Vingt ans après, l’autrice de Kiffe kiffe demain fait revivre son héroïne.
Que lisiez-vous il y a vingt ans ? Si comme moi, vous êtes née à la fin des années quatre-vingt, peut-être faisiez-vous la connaissance de Doria, ado rebelle du 9-3, née dans la banlieue du Paradis de parents marocains ? Avec ce roman du « je », Faïza Guène nous faisait pénétrer à travers les mots, les regards et pensées de sa jeune héroïne, l’univers « des cités ». Elle rencontrait surtout un succès inattendu, mais pas moins mérité tant Kiffe kiffe demain maniait mieux que nul autre la langue du « jeu ». Aussi, si vous faites partie des milliers de lecteurices conquis·es et convaincu·es, nous avons une bonne nouvelle pour vous : Doria est de retour !
Et le moins que l’on puisse dire, c’est que vingt ans après, Doria n’a rien perdu de son humour corrosif. Elle a désormais 35 ans, des enfants, est au chômage et sur le point de divorcer.
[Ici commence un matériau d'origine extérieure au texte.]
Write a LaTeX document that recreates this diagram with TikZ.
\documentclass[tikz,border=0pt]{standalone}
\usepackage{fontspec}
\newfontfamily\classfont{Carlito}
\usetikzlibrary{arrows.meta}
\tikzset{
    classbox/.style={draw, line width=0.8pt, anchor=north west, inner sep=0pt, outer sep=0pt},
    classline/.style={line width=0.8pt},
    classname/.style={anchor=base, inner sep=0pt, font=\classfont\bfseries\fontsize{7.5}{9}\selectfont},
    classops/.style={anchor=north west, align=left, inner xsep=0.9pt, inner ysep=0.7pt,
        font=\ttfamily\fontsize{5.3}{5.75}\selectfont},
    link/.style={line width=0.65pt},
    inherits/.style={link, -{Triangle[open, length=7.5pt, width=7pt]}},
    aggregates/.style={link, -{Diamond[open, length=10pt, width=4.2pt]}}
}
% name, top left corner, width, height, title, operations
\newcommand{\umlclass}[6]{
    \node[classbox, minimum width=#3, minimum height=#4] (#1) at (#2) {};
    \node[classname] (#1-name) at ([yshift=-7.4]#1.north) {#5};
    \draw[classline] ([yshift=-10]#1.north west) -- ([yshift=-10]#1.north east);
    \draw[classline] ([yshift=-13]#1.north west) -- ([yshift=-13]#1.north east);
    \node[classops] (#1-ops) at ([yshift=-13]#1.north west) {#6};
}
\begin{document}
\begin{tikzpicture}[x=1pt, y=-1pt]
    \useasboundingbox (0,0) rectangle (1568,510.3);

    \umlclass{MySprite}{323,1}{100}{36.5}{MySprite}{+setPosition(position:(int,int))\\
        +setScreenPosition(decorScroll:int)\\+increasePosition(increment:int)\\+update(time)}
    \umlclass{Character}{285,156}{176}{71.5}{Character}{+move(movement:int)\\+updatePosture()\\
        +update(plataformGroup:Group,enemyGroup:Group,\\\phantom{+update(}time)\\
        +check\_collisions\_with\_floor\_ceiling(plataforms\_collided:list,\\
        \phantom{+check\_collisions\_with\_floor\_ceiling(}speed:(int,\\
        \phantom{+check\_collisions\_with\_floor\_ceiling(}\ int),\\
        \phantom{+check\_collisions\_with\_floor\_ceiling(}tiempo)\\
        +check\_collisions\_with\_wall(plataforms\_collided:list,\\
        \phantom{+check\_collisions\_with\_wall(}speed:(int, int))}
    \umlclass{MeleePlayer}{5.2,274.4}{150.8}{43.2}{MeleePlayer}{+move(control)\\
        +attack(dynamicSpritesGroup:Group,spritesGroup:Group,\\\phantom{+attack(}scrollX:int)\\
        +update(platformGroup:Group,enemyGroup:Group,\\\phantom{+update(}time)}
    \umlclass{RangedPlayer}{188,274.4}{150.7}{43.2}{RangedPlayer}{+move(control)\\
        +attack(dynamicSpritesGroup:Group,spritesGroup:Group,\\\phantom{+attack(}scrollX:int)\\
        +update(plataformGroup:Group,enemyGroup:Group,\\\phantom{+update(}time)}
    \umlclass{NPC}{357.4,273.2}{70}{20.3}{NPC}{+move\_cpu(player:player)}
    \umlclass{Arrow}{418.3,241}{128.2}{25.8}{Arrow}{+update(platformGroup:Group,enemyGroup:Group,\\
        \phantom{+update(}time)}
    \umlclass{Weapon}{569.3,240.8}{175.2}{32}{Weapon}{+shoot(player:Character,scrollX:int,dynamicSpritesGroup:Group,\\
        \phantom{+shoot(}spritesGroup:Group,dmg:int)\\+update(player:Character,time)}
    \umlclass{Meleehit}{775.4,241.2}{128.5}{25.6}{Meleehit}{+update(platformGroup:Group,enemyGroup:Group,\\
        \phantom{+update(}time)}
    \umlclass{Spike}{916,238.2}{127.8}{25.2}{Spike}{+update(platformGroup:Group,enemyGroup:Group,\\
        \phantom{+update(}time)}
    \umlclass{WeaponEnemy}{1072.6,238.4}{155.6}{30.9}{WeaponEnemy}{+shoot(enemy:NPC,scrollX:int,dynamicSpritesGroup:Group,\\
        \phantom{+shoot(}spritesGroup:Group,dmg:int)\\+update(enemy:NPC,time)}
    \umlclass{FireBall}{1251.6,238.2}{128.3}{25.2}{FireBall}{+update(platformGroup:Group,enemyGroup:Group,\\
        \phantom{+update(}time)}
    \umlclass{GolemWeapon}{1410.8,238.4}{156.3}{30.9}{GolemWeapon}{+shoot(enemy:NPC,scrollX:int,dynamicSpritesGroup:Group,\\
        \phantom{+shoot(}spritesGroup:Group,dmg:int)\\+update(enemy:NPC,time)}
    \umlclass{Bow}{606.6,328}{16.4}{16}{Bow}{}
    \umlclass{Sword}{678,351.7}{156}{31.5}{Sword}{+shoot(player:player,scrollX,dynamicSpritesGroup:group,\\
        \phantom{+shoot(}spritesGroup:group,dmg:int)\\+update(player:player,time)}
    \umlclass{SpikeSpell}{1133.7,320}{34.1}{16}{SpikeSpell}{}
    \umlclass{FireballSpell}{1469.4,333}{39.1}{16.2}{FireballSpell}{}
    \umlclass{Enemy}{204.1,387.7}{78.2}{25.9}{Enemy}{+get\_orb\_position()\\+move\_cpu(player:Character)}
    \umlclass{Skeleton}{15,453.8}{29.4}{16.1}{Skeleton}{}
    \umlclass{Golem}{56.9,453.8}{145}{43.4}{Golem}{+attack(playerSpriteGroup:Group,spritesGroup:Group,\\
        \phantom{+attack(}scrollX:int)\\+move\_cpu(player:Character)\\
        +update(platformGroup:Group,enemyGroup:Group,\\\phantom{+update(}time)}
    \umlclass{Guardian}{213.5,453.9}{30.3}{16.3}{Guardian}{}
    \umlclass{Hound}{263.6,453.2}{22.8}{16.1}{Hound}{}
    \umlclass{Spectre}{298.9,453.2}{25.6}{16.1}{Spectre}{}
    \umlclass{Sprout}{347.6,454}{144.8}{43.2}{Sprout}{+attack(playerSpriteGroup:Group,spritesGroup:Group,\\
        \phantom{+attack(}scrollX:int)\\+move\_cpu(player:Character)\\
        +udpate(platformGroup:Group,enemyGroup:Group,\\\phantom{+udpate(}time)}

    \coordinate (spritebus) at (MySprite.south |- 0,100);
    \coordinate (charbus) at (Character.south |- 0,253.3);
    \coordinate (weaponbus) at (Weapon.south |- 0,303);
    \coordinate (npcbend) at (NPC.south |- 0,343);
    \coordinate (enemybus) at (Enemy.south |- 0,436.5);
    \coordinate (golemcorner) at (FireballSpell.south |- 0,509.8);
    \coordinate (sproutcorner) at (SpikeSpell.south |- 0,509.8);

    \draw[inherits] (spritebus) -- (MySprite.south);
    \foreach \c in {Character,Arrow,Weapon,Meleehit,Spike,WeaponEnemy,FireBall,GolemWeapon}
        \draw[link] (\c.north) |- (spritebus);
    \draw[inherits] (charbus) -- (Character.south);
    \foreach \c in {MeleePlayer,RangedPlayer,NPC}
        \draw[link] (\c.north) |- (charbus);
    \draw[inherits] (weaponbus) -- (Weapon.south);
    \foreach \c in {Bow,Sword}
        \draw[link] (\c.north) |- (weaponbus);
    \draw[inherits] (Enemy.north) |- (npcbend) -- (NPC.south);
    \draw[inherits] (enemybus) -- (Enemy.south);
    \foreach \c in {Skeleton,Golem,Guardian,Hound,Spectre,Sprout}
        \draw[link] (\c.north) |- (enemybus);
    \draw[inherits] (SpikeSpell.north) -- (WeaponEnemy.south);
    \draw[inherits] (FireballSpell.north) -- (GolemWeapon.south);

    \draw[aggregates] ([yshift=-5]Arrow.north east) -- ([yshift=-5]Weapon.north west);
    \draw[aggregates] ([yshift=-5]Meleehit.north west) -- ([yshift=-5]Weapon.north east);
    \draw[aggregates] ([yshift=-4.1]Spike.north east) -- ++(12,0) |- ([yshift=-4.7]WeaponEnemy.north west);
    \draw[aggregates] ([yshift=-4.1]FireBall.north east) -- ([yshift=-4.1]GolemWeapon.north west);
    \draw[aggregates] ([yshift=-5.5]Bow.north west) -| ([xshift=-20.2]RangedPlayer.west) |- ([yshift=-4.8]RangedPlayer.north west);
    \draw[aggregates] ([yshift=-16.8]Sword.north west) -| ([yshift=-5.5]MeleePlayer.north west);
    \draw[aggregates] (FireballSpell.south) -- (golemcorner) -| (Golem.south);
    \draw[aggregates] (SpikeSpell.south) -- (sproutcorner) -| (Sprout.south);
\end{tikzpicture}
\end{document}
Mais cela ne l’empêche pas de continuer de jouer avec les mots, de s’attribuer des notes d’humour, de chausser des lunettes grossissantes sur sa vie de couple, ses errances professionnelles, ses amitiés fragiles, de ne pas les retirer quand il s’agit de s’attarder sur des mondes qui s’entrechoquent ou de donner à voir les discriminations ordinaires.
Personne ne pourra affirmer que Faïza Guène manque d’esprit ou de lucidité. Elles sont peu nombreuses à pouvoir manier les clichés sans elles-mêmes en devenir un. Plus rares encore sont les écrivaines qui apportent la preuve que non, la littérature n’a pas inventé les effets spéciaux à bas coût. Car l’écriture de Guène a quelque chose de cinématographique. Elle nous embarque, caméra à l’épaule, dans les rues et territoires d’Île-de-France. Aussi, ce nouvel épisode d’une série qui en contiendra peut-être d’autres confirme le talent de son autrice-réalisatrice. Mais, si entre aujourd’hui et hier, c’est kif-kif, peut-être que demain il faudra encore davantage réinventer notre langue du « jeu » tout comme nos « jeux » de société ?
Faïza Guène, Kiffe kiffe hier ?, sortie le 21 août 2024, Paris, Fayard, 270 p., 20,90 euros.